This is my second attempt at generating entity aliases from a set of product listings. In my first attempt I tried to use MinHash to group similar product listings, but it didn’t work out. This time, I’m going to be joining on n-grams of the manufacturer name and model number and then scoring the joins by the inverse term probability of the model n-grams.
I’m planning to use this in a pre-processing stage so that when I block by canonical manufacturer names I can include listings that have different variations of the canonical name.
For each listing, I’m attempting to find a similar canonical product record. The criteria I’m using for something being similar are:
- Similar manufacture using character n-gram similarity
- Similar model using shingles made from model parts
If I find enough instances where a listing is similar to a canonical product, I’ll consider the listing’s manufacturer name to be an alias for the canonical product’s manufacturer name.

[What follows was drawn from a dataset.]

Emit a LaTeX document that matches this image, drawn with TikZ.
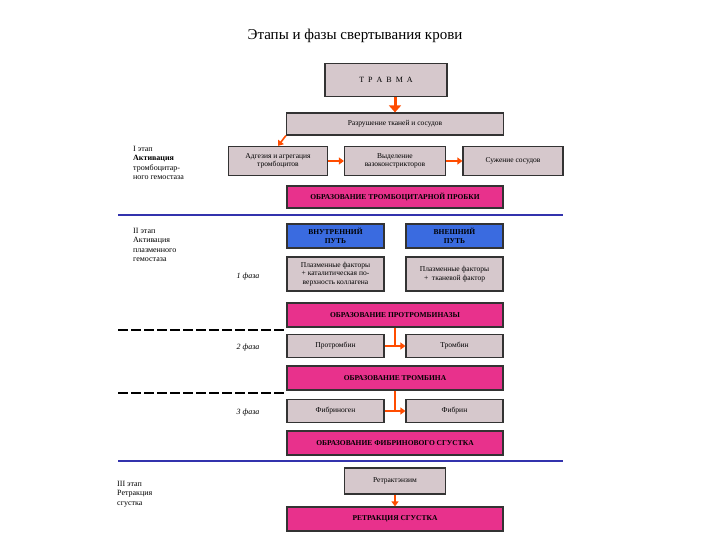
\documentclass[tikz,border=0pt]{standalone}
\usepackage{fontspec}
\setmainfont{Liberation Serif}
\usetikzlibrary{arrows.meta}
\definecolor{bluebox}{HTML}{3A6BE0}
\definecolor{graybox}{HTML}{D6C8CC}
\definecolor{pinkbox}{HTML}{E8318C}
\begin{document}
\begin{tikzpicture}[x=1pt,y=-1pt,
 box/.style={draw=black!80,line width=1.2pt,fill=#1,inner sep=1pt,align=center,font=\fontsize{7.5}{8.5}\selectfont},
 gbox/.style={box=graybox},
 pbox/.style={box=pinkbox,font=\fontsize{7.5}{8.5}\selectfont\bfseries},
 bbox/.style={box=bluebox,font=\fontsize{7.5}{8.5}\selectfont\bfseries},
 arr/.style={draw=orange!60!red,line width=1.6pt,-{Triangle[length=5pt,width=7pt]}},
 lab/.style={anchor=north west,align=left,font=\fontsize{8}{9.5}\selectfont,inner sep=0pt},
 phase/.style={font=\fontsize{8}{9}\selectfont\itshape}]
\useasboundingbox (0,0) rectangle (720,540);
\node (title) at (355,36) {\fontsize{15}{17}\selectfont Этапы и фазы свертывания крови};
\tikzset{pb/.style={pbox,minimum width=216,minimum height=24}}
\node[gbox,minimum width=122,minimum height=33,font=\fontsize{8}{9}\selectfont] (tr) at (386,80) {Т\ \ Р\ \ А\ \ В\ \ М\ \ А};
\node[gbox,minimum width=217,minimum height=22] (raz) at (395,124) {Разрушение тканей и сосудов};
\node[gbox,minimum width=99,minimum height=29] (adh) at (278,161) {Адгезия и агрегация\\тромбоцитов};
\node[gbox,minimum width=101,minimum height=29] (vyd) at (395,161) {Выделение\\вазоконстрикторов};
\node[gbox,minimum width=100,minimum height=29] (suzh) at (513,161) {Сужение сосудов};
\node[pb,minimum height=22] (prob) at (395,197) {ОБРАЗОВАНИЕ ТРОМБОЦИТАРНОЙ ПРОБКИ};
\draw[arr,line width=3pt,-{Triangle[length=7pt,width=12pt]}] (tr.south -| raz.north) -- (raz.north);
\draw[arr] (raz.south west) -- (adh.north);
\draw[arr] (adh) -- (vyd);
\draw[arr] (vyd) -- (suzh);
\coordinate (l1a) at (118,215); \coordinate (l1b) at (563,215);
\draw[blue!60!black!80,line width=1.5pt] (l1a) -- (l1b);
\node[lab] (e1) at (133,146) {I этап\\\textbf{Активация}\\тромбоцитар-\\ного гемостаза};

\node[bbox,minimum width=97,minimum height=24] (vn) at (335.5,236) {ВНУТРЕННИЙ\\ПУТЬ};
\node[bbox,minimum width=97,minimum height=24] (vnsh) at (454.5,236) {ВНЕШНИЙ\\ПУТЬ};
\node[gbox,minimum width=97,minimum height=34] (pf1) at (335.5,274) {Плазменные факторы\\+ каталитическая по-\\верхность коллагена};
\node[gbox,minimum width=97,minimum height=34] (pf2) at (454.5,274) {Плазменные факторы\\+ \ тканевой фактор};
\node[lab] (e2) at (133,228) {II этап\\Активация\\плазменного\\гемостаза};
\node[phase] (f1) at (248,277) {1 фаза};
\node[pb] (ptb) at (395,315) {ОБРАЗОВАНИЕ ПРОТРОМБИНАЗЫ};
\coordinate (d1a) at (118,330); \coordinate (d1b) at (287,330);
\draw[line width=1.2pt,dash pattern=on 10pt off 3pt] (d1a) -- (d1b);
\node[gbox,minimum width=97,minimum height=23] (pt) at (335.5,346) {Протромбин};
\node[gbox,minimum width=97,minimum height=23] (tb) at (454.5,346) {Тромбин};
\node[phase] (f2) at (248,348) {2 фаза};
\draw[arr] (pt) -- (tb);
\draw[draw=orange!60!red,line width=1.6pt] (ptb.south) -- (ptb.south |- pt);
\node[pb] (obt) at (395,378) {ОБРАЗОВАНИЕ ТРОМБИНА};
\coordinate (d2a) at (118,393); \coordinate (d2b) at (287,393);
\draw[line width=1.2pt,dash pattern=on 10pt off 3pt] (d2a) -- (d2b);
\node[gbox,minimum width=97,minimum height=23] (fg) at (335.5,411) {Фибриноген};
\node[gbox,minimum width=97,minimum height=23] (fb) at (454.5,411) {Фибрин};
\node[phase] (f3) at (248,413) {3 фаза};
\draw[arr] (fg) -- (fb);
\draw[draw=orange!60!red,line width=1.6pt] (obt.south) -- (obt.south |- fg);
\node[pb] (fs) at (395,443) {ОБРАЗОВАНИЕ ФИБРИНОВОГО СГУСТКА};
\coordinate (l2a) at (118,461); \coordinate (l2b) at (563,461);
\draw[blue!60!black!80,line width=1.5pt] (l2a) -- (l2b);
\node[gbox,minimum width=101,minimum height=26] (rz) at (395,481) {Ретрактэнзим};
\node[pb] (rs) at (395,519) {РЕТРАКЦИЯ СГУСТКА};
\draw[arr] (rz) -- (rs);
\node[lab] (e3) at (117,481) {III этап\\Ретракция\\сгустка};
\end{tikzpicture}
\end{document}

Here are some aliases I was able to find:
Canonical | Alias |
---|---|
fujifilm | fuji |
kodak | eastman kodak company |
canon | canon canada |
fujifilm | fujifilm electronic imaging europe gmbh firstorder |
panasonic | panasonic deutschland gmbh |
sony | sony uk consumer electronics instock account |
fujifilm | fuji photo film europe gmbh |
fujifilm | fujifilm imaging systems |
kodak | kodak stock account |
fujifilm | fujifilm canada |
canon | canon uk ltd |
olympus | olympus canada |
My main goal was to relate listings with a manufacturer of fuji to fujifilm so it looks like this is going to work. I had to change the scoring method to use the inverse term probably because some of the model names have common numbers or words (ex: “zoom”) which caused lots of false positives.